Science is giving us better tools to understand it.
Why This Matters for Women’s Mental Health, Too
At The Serene Sanctuary, I talk often about the overlap between physical health and mental health because women’s bodies do not operate in neat little compartments.
Hormones affect brains.
Brains affect stress systems.
Stress affects inflammation, sleep, appetite, immune functioning, and mood.
Women frequently notice shifts in:
Anxiety
ADHD symptoms
Mood regulation
Energy
Sleep
Focus
Emotional resilience
…across menstrual cycles, PMDD, postpartum changes, fertility experiences, perimenopause, and menopause.
The more we understand women’s biology, the more opportunity we have to move toward more personalized, precise, and effective care.
That should be exciting.
You Can Feel Frustrated… And Hopeful.
It is okay to be frustrated that women’s health research took this long to gain momentum.
Many women are.
But it is also okay to feel hopeful about what we are learning.

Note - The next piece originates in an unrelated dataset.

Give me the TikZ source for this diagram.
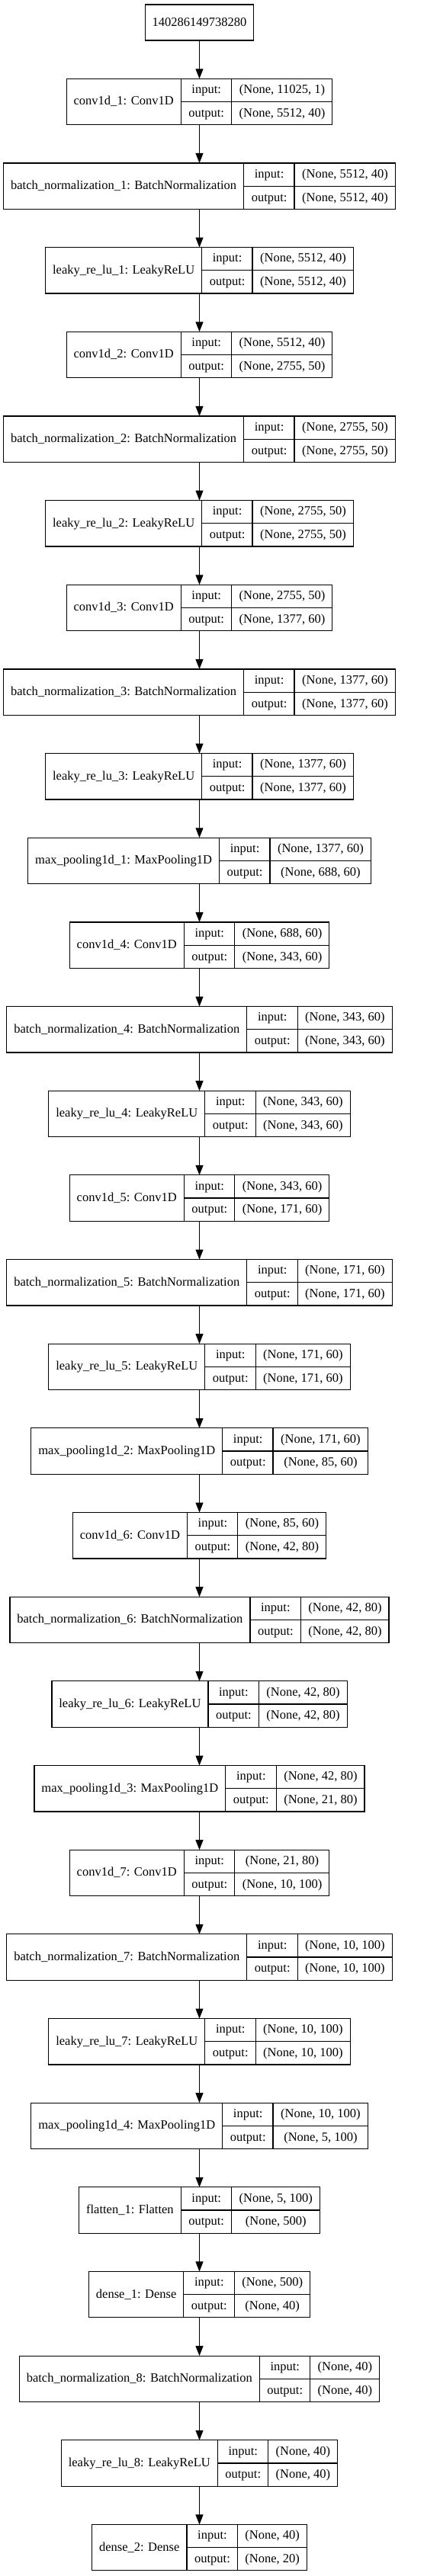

Because this is not just about filling in forgotten chapters of medicine.
Some of this research is reshaping how we understand women’s bodies altogether.
The future possibilities are meaningful:
Earlier diagnosis
Better targeted treatments
Improved reproductive care
More personalized medicine
Better understanding of hormone-mental health interactions
Less dismissal of women’s symptoms
Higher quality of life
Women’s health research is not a niche issue.
It is one of the most important frontiers in medicine.
And finally — after a very long delay — it feels like we are beginning to study women’s bodies with the depth, curiosity, and scientific respect they deserved all along.